— Start —

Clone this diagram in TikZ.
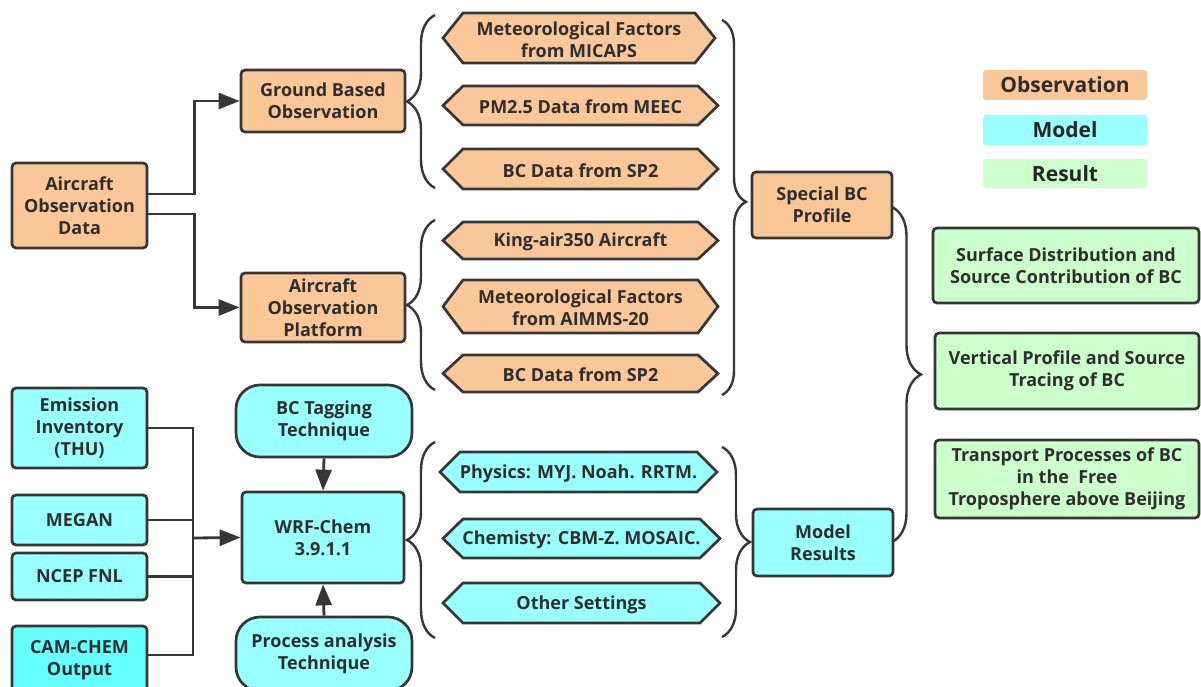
\documentclass[tikz,border=0pt]{standalone}
\usepackage{fontspec}
\setmainfont{Open Sans}
\usetikzlibrary{arrows.meta,decorations.pathreplacing}
\definecolor{obs}{HTML}{FAC898}
\definecolor{mod}{HTML}{99FFFF}
\definecolor{modb}{HTML}{66FFFF}
\definecolor{res}{HTML}{CCFFCC}
\definecolor{ln}{HTML}{363636}
\definecolor{tx}{HTML}{2E2E2E}
\tikzset{
  txt/.style={text=tx, align=center, inner sep=0pt, font=\fontsize{18}{22}\selectfont\bfseries},
  box/.style={txt, draw=ln, line width=2.7pt, rounded corners=4pt},
  hexline/.style={draw=ln, line width=2.7pt, line join=miter},
  legendbox/.style={txt, rounded corners=3pt, font=\fontsize{21}{25}\selectfont\bfseries},
  conn/.style={draw=ln, line width=2.8pt},
  arr/.style={conn, -{Triangle[length=21pt,width=16pt]}},
  bracel/.style={draw=ln, line width=2.4pt, decorate, decoration={brace, amplitude=#1}},
}
\newcommand\hexnode[7]{%
  \draw[hexline,fill=#2] (#3,{(#4+#6)/2}) -- ({#3+20},#4) -- ({#5-20},#4) -- (#5,{(#4+#6)/2}) -- ({#5-20},#6) -- ({#3+20},#6) -- cycle;
  \node[txt] (#1) at ({(#3+#5)/2},{(#4+#6)/2+1.5}) {#7};
}
\begin{document}
\begin{tikzpicture}[x=1pt,y=-1pt]
\clip (0,0) rectangle (1201,687);
\fill[white] (0,0) rectangle (1201,687);

% observation boxes
\node[box, fill=obs, minimum width=135pt, minimum height=85pt] (aod) at (79.5,205.5) {Aircraft\\Observation\\Data};
\node[box, fill=obs, minimum width=164pt, minimum height=62pt] (gbo) at (323,101) {Ground Based\\Observation};
\node[box, fill=obs, minimum width=164pt, minimum height=69pt] (aop) at (323,307.5) {Aircraft\\Observation\\Platform};
\node[box, fill=obs, minimum width=140pt, minimum height=66pt] (sbc) at (822,205) {Special BC\\Profile};

% observation hexagons
\hexnode{h1}{obs}{443}{13}{715}{63}{Meteorological Factors\\from MICAPS}
\hexnode{h2}{obs}{443}{86}{718}{125}{PM2.5 Data from MEEC}
\hexnode{h3}{obs}{443}{149}{718}{189}{BC Data from SP2}
\hexnode{h4}{obs}{443}{222}{718}{259}{King-air350 Aircraft}
\hexnode{h5}{obs}{443}{280}{718}{333}{Meteorological Factors\\from AIMMS-20}
\hexnode{h6}{obs}{443}{355}{718}{392}{BC Data from SP2}

% model boxes
\node[box, fill=mod, minimum width=135pt, minimum height=80pt] (emi) at (79.5,428) {Emission\\Inventory\\(THU)};
\node[box, fill=mod, minimum width=135pt, minimum height=50pt] (megan) at (79.5,520) {MEGAN};
\node[box, fill=mod, minimum width=135pt, minimum height=47pt] (ncep) at (79.5,576.5) {NCEP FNL};
\node[box, fill=modb, minimum width=135pt, minimum height=68pt] (cam) at (79.5,660) {CAM-CHEM\\Output};
\node[box, fill=mod, minimum width=162pt, minimum height=91pt] (wrf) at (323,537.5) {WRF-Chem\\3.9.1.1};
\node[box, fill=mod, rounded corners=24pt, minimum width=176pt, minimum height=72pt] (tag) at (324,421) {BC Tagging\\Technique};
\node[box, fill=mod, rounded corners=24pt, minimum width=176pt, minimum height=74pt] (proc) at (324,654) {Process analysis\\Technique};
\node[box, fill=mod, minimum width=140pt, minimum height=67pt] (mr) at (823,542.5) {Model\\Results};

% model hexagons
\hexnode{h7}{mod}{440}{452}{717}{492}{Physics: MYJ. Noah. RRTM.}
\hexnode{h8}{mod}{443}{519}{720}{558}{Chemisty: CBM-Z. MOSAIC.}
\hexnode{h9}{mod}{443}{583}{720}{623}{Other Settings}

% results
\node[box, fill=res, minimum width=266pt, minimum height=75pt] (r1) at (1066,265.5) {Surface Distribution and\\Source Contribution of BC};
\node[box, fill=res, minimum width=264pt, minimum height=76pt] (r2) at (1067,371) {Vertical Profile and Source\\Tracing of BC};
\node[box, fill=res, minimum width=264pt, minimum height=78pt] (r3) at (1067,479) {Transport Processes of BC\\in the\ \ Free\\Troposphere above Beijing};

% legend
\node[legendbox, fill=obs, minimum width=164pt, minimum height=30pt] (lo) at (1065,85) {Observation};
\node[legendbox, fill=mod, minimum width=164pt, minimum height=30pt, text=black!85] (lm) at (1065,130) {Model};
\node[legendbox, fill=res, minimum width=164pt, minimum height=29pt, text=black!85] (lr) at (1065,173.5) {Result};

% connectors
\draw[arr] ([yshift=11.5pt]aod.east) -- ++(46,0) |- (gbo.west);
\draw[arr] ([yshift=-8.5pt]aod.east) -- ++(46,0) |- (aop.west);
\coordinate (jn) at (193,538);
\draw[conn] (emi.east) -| (jn);
\draw[conn] (megan.east) -| (jn);
\draw[conn] (ncep.east) -| (jn);
\draw[conn] ([yshift=5pt]cam.east) -| (jn);
\draw[arr] (jn) -- (wrf.west);
\draw[arr] (tag.south) -- (wrf.north);
\draw[arr] (proc.north) -- (wrf.south);

% braces
\coordinate (b1a) at (435,188); \coordinate (b1b) at (435,15);
\coordinate (b2a) at (435,390); \coordinate (b2b) at (435,220);
\coordinate (b3a) at (722,20);  \coordinate (b3b) at (722,395);
\coordinate (b4a) at (435,638); \coordinate (b4b) at (435,442);
\coordinate (b5a) at (722,447); \coordinate (b5b) at (722,637);
\coordinate (b6a) at (892,207); \coordinate (b6b) at (892,542);
\draw[bracel=28pt] (b1a) -- (b1b);
\draw[bracel=28pt] (b2a) -- (b2b);
\draw[bracel=24pt, decoration={aspect=0.485}] (b3a) -- (b3b);
\draw[bracel=28pt] (b4a) -- (b4b);
\draw[bracel=28pt] (b5a) -- (b5b);
\draw[bracel=29pt] (b6a) -- (b6b);
\end{tikzpicture}
\end{document}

— End —

Task brief —
Repeat the material above in full and unchanged, minus its images.

Finished task —
Clone this diagram in TikZ.
\documentclass[tikz,border=0pt]{standalone}
\usepackage{fontspec}
\setmainfont{Open Sans}
\usetikzlibrary{arrows.meta,decorations.pathreplacing}
\definecolor{obs}{HTML}{FAC898}
\definecolor{mod}{HTML}{99FFFF}
\definecolor{modb}{HTML}{66FFFF}
\definecolor{res}{HTML}{CCFFCC}
\definecolor{ln}{HTML}{363636}
\definecolor{tx}{HTML}{2E2E2E}
\tikzset{
  txt/.style={text=tx, align=center, inner sep=0pt, font=\fontsize{18}{22}\selectfont\bfseries},
  box/.style={txt, draw=ln, line width=2.7pt, rounded corners=4pt},
  hexline/.style={draw=ln, line width=2.7pt, line join=miter},
  legendbox/.style={txt, rounded corners=3pt, font=\fontsize{21}{25}\selectfont\bfseries},
  conn/.style={draw=ln, line width=2.8pt},
  arr/.style={conn, -{Triangle[length=21pt,width=16pt]}},
  bracel/.style={draw=ln, line width=2.4pt, decorate, decoration={brace, amplitude=#1}},
}
\newcommand\hexnode[7]{%
  \draw[hexline,fill=#2] (#3,{(#4+#6)/2}) -- ({#3+20},#4) -- ({#5-20},#4) -- (#5,{(#4+#6)/2}) -- ({#5-20},#6) -- ({#3+20},#6) -- cycle;
  \node[txt] (#1) at ({(#3+#5)/2},{(#4+#6)/2+1.5}) {#7};
}
\begin{document}
\begin{tikzpicture}[x=1pt,y=-1pt]
\clip (0,0) rectangle (1201,687);
\fill[white] (0,0) rectangle (1201,687);

% observation boxes
\node[box, fill=obs, minimum width=135pt, minimum height=85pt] (aod) at (79.5,205.5) {Aircraft\\Observation\\Data};
\node[box, fill=obs, minimum width=164pt, minimum height=62pt] (gbo) at (323,101) {Ground Based\\Observation};
\node[box, fill=obs, minimum width=164pt, minimum height=69pt] (aop) at (323,307.5) {Aircraft\\Observation\\Platform};
\node[box, fill=obs, minimum width=140pt, minimum height=66pt] (sbc) at (822,205) {Special BC\\Profile};

% observation hexagons
\hexnode{h1}{obs}{443}{13}{715}{63}{Meteorological Factors\\from MICAPS}
\hexnode{h2}{obs}{443}{86}{718}{125}{PM2.5 Data from MEEC}
\hexnode{h3}{obs}{443}{149}{718}{189}{BC Data from SP2}
\hexnode{h4}{obs}{443}{222}{718}{259}{King-air350 Aircraft}
\hexnode{h5}{obs}{443}{280}{718}{333}{Meteorological Factors\\from AIMMS-20}
\hexnode{h6}{obs}{443}{355}{718}{392}{BC Data from SP2}

% model boxes
\node[box, fill=mod, minimum width=135pt, minimum height=80pt] (emi) at (79.5,428) {Emission\\Inventory\\(THU)};
\node[box, fill=mod, minimum width=135pt, minimum height=50pt] (megan) at (79.5,520) {MEGAN};
\node[box, fill=mod, minimum width=135pt, minimum height=47pt] (ncep) at (79.5,576.5) {NCEP FNL};
\node[box, fill=modb, minimum width=135pt, minimum height=68pt] (cam) at (79.5,660) {CAM-CHEM\\Output};
\node[box, fill=mod, minimum width=162pt, minimum height=91pt] (wrf) at (323,537.5) {WRF-Chem\\3.9.1.1};
\node[box, fill=mod, rounded corners=24pt, minimum width=176pt, minimum height=72pt] (tag) at (324,421) {BC Tagging\\Technique};
\node[box, fill=mod, rounded corners=24pt, minimum width=176pt, minimum height=74pt] (proc) at (324,654) {Process analysis\\Technique};
\node[box, fill=mod, minimum width=140pt, minimum height=67pt] (mr) at (823,542.5) {Model\\Results};

% model hexagons
\hexnode{h7}{mod}{440}{452}{717}{492}{Physics: MYJ. Noah. RRTM.}
\hexnode{h8}{mod}{443}{519}{720}{558}{Chemisty: CBM-Z. MOSAIC.}
\hexnode{h9}{mod}{443}{583}{720}{623}{Other Settings}

% results
\node[box, fill=res, minimum width=266pt, minimum height=75pt] (r1) at (1066,265.5) {Surface Distribution and\\Source Contribution of BC};
\node[box, fill=res, minimum width=264pt, minimum height=76pt] (r2) at (1067,371) {Vertical Profile and Source\\Tracing of BC};
\node[box, fill=res, minimum width=264pt, minimum height=78pt] (r3) at (1067,479) {Transport Processes of BC\\in the\ \ Free\\Troposphere above Beijing};

% legend
\node[legendbox, fill=obs, minimum width=164pt, minimum height=30pt] (lo) at (1065,85) {Observation};
\node[legendbox, fill=mod, minimum width=164pt, minimum height=30pt, text=black!85] (lm) at (1065,130) {Model};
\node[legendbox, fill=res, minimum width=164pt, minimum height=29pt, text=black!85] (lr) at (1065,173.5) {Result};

% connectors
\draw[arr] ([yshift=11.5pt]aod.east) -- ++(46,0) |- (gbo.west);
\draw[arr] ([yshift=-8.5pt]aod.east) -- ++(46,0) |- (aop.west);
\coordinate (jn) at (193,538);
\draw[conn] (emi.east) -| (jn);
\draw[conn] (megan.east) -| (jn);
\draw[conn] (ncep.east) -| (jn);
\draw[conn] ([yshift=5pt]cam.east) -| (jn);
\draw[arr] (jn) -- (wrf.west);
\draw[arr] (tag.south) -- (wrf.north);
\draw[arr] (proc.north) -- (wrf.south);

% braces
\coordinate (b1a) at (435,188); \coordinate (b1b) at (435,15);
\coordinate (b2a) at (435,390); \coordinate (b2b) at (435,220);
\coordinate (b3a) at (722,20);  \coordinate (b3b) at (722,395);
\coordinate (b4a) at (435,638); \coordinate (b4b) at (435,442);
\coordinate (b5a) at (722,447); \coordinate (b5b) at (722,637);
\coordinate (b6a) at (892,207); \coordinate (b6b) at (892,542);
\draw[bracel=28pt] (b1a) -- (b1b);
\draw[bracel=28pt] (b2a) -- (b2b);
\draw[bracel=24pt, decoration={aspect=0.485}] (b3a) -- (b3b);
\draw[bracel=28pt] (b4a) -- (b4b);
\draw[bracel=28pt] (b5a) -- (b5b);
\draw[bracel=29pt] (b6a) -- (b6b);
\end{tikzpicture}
\end{document}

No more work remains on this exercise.